▽
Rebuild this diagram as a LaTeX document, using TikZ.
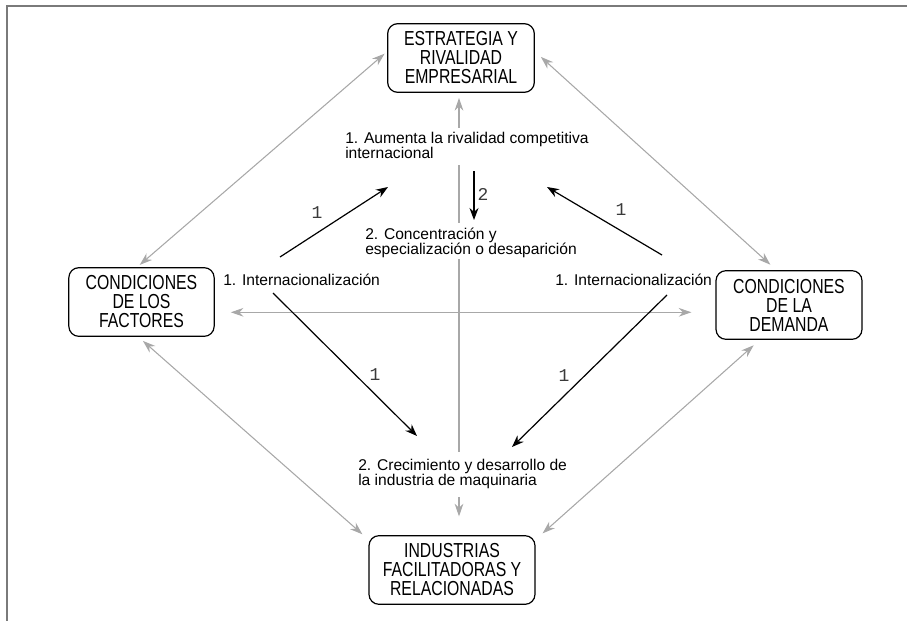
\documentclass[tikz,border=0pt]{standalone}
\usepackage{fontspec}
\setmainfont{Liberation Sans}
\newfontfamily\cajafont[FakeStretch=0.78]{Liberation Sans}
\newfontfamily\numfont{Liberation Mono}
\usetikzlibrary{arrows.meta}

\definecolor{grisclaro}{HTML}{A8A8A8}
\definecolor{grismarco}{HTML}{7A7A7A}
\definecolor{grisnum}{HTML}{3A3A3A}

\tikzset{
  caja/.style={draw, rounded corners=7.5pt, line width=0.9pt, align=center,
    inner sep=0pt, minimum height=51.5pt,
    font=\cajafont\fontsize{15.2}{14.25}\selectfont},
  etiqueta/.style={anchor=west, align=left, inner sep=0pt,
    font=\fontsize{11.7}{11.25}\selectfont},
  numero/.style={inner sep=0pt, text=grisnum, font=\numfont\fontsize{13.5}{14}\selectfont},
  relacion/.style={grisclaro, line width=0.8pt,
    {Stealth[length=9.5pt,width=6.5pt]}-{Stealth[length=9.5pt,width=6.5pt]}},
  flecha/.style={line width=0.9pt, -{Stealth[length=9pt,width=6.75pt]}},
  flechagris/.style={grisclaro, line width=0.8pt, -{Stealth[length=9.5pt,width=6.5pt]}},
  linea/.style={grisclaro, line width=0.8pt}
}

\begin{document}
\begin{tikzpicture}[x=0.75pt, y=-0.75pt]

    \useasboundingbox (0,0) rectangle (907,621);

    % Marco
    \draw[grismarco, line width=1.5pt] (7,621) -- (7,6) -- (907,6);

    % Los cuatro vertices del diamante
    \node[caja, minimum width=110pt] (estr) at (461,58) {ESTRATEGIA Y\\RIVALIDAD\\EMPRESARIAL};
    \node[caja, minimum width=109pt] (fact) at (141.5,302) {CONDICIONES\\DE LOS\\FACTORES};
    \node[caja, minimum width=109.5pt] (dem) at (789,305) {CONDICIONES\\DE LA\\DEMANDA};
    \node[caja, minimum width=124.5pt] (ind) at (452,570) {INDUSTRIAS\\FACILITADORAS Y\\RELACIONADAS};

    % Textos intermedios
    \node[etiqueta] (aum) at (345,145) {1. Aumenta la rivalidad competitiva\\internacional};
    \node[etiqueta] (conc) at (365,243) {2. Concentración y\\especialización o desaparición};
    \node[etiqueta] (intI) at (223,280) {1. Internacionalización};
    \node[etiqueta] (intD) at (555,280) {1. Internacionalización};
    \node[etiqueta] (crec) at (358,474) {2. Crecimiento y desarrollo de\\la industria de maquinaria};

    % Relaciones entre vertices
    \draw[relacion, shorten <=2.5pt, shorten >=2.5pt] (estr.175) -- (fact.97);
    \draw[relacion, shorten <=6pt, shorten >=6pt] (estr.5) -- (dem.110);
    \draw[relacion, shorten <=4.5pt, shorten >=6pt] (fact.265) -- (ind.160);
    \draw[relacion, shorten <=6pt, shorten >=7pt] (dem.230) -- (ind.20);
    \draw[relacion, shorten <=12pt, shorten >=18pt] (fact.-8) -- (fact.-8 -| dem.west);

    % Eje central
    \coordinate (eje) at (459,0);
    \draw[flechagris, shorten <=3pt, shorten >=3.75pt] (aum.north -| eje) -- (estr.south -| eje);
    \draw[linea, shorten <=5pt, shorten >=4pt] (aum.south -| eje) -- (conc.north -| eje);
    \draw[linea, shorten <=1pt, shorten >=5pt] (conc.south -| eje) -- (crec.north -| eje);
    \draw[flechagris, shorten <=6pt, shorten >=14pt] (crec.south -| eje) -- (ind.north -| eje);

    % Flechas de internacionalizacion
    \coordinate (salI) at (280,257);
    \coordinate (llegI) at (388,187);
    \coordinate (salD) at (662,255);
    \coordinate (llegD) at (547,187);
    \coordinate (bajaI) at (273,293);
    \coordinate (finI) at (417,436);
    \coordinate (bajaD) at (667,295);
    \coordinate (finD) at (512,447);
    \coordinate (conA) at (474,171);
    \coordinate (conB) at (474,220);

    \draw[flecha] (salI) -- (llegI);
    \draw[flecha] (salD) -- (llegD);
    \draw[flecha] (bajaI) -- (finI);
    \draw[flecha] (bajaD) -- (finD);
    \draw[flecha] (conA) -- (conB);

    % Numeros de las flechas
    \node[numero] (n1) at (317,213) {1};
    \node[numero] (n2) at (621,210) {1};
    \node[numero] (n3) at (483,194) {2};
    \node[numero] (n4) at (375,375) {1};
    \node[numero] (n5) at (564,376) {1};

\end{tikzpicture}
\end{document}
△
**INSTRUCTIONS FOR THE TASK**
Reproduce the material in full, word for word, and omit the pictures.

**REPLY TO THE TASK**
Rebuild this diagram as a LaTeX document, using TikZ.
\documentclass[tikz,border=0pt]{standalone}
\usepackage{fontspec}
\setmainfont{Liberation Sans}
\newfontfamily\cajafont[FakeStretch=0.78]{Liberation Sans}
\newfontfamily\numfont{Liberation Mono}
\usetikzlibrary{arrows.meta}

\definecolor{grisclaro}{HTML}{A8A8A8}
\definecolor{grismarco}{HTML}{7A7A7A}
\definecolor{grisnum}{HTML}{3A3A3A}

\tikzset{
  caja/.style={draw, rounded corners=7.5pt, line width=0.9pt, align=center,
    inner sep=0pt, minimum height=51.5pt,
    font=\cajafont\fontsize{15.2}{14.25}\selectfont},
  etiqueta/.style={anchor=west, align=left, inner sep=0pt,
    font=\fontsize{11.7}{11.25}\selectfont},
  numero/.style={inner sep=0pt, text=grisnum, font=\numfont\fontsize{13.5}{14}\selectfont},
  relacion/.style={grisclaro, line width=0.8pt,
    {Stealth[length=9.5pt,width=6.5pt]}-{Stealth[length=9.5pt,width=6.5pt]}},
  flecha/.style={line width=0.9pt, -{Stealth[length=9pt,width=6.75pt]}},
  flechagris/.style={grisclaro, line width=0.8pt, -{Stealth[length=9.5pt,width=6.5pt]}},
  linea/.style={grisclaro, line width=0.8pt}
}

\begin{document}
\begin{tikzpicture}[x=0.75pt, y=-0.75pt]

    \useasboundingbox (0,0) rectangle (907,621);

    % Marco
    \draw[grismarco, line width=1.5pt] (7,621) -- (7,6) -- (907,6);

    % Los cuatro vertices del diamante
    \node[caja, minimum width=110pt] (estr) at (461,58) {ESTRATEGIA Y\\RIVALIDAD\\EMPRESARIAL};
    \node[caja, minimum width=109pt] (fact) at (141.5,302) {CONDICIONES\\DE LOS\\FACTORES};
    \node[caja, minimum width=109.5pt] (dem) at (789,305) {CONDICIONES\\DE LA\\DEMANDA};
    \node[caja, minimum width=124.5pt] (ind) at (452,570) {INDUSTRIAS\\FACILITADORAS Y\\RELACIONADAS};

    % Textos intermedios
    \node[etiqueta] (aum) at (345,145) {1. Aumenta la rivalidad competitiva\\internacional};
    \node[etiqueta] (conc) at (365,243) {2. Concentración y\\especialización o desaparición};
    \node[etiqueta] (intI) at (223,280) {1. Internacionalización};
    \node[etiqueta] (intD) at (555,280) {1. Internacionalización};
    \node[etiqueta] (crec) at (358,474) {2. Crecimiento y desarrollo de\\la industria de maquinaria};

    % Relaciones entre vertices
    \draw[relacion, shorten <=2.5pt, shorten >=2.5pt] (estr.175) -- (fact.97);
    \draw[relacion, shorten <=6pt, shorten >=6pt] (estr.5) -- (dem.110);
    \draw[relacion, shorten <=4.5pt, shorten >=6pt] (fact.265) -- (ind.160);
    \draw[relacion, shorten <=6pt, shorten >=7pt] (dem.230) -- (ind.20);
    \draw[relacion, shorten <=12pt, shorten >=18pt] (fact.-8) -- (fact.-8 -| dem.west);

    % Eje central
    \coordinate (eje) at (459,0);
    \draw[flechagris, shorten <=3pt, shorten >=3.75pt] (aum.north -| eje) -- (estr.south -| eje);
    \draw[linea, shorten <=5pt, shorten >=4pt] (aum.south -| eje) -- (conc.north -| eje);
    \draw[linea, shorten <=1pt, shorten >=5pt] (conc.south -| eje) -- (crec.north -| eje);
    \draw[flechagris, shorten <=6pt, shorten >=14pt] (crec.south -| eje) -- (ind.north -| eje);

    % Flechas de internacionalizacion
    \coordinate (salI) at (280,257);
    \coordinate (llegI) at (388,187);
    \coordinate (salD) at (662,255);
    \coordinate (llegD) at (547,187);
    \coordinate (bajaI) at (273,293);
    \coordinate (finI) at (417,436);
    \coordinate (bajaD) at (667,295);
    \coordinate (finD) at (512,447);
    \coordinate (conA) at (474,171);
    \coordinate (conB) at (474,220);

    \draw[flecha] (salI) -- (llegI);
    \draw[flecha] (salD) -- (llegD);
    \draw[flecha] (bajaI) -- (finI);
    \draw[flecha] (bajaD) -- (finD);
    \draw[flecha] (conA) -- (conB);

    % Numeros de las flechas
    \node[numero] (n1) at (317,213) {1};
    \node[numero] (n2) at (621,210) {1};
    \node[numero] (n3) at (483,194) {2};
    \node[numero] (n4) at (375,375) {1};
    \node[numero] (n5) at (564,376) {1};

\end{tikzpicture}
\end{document}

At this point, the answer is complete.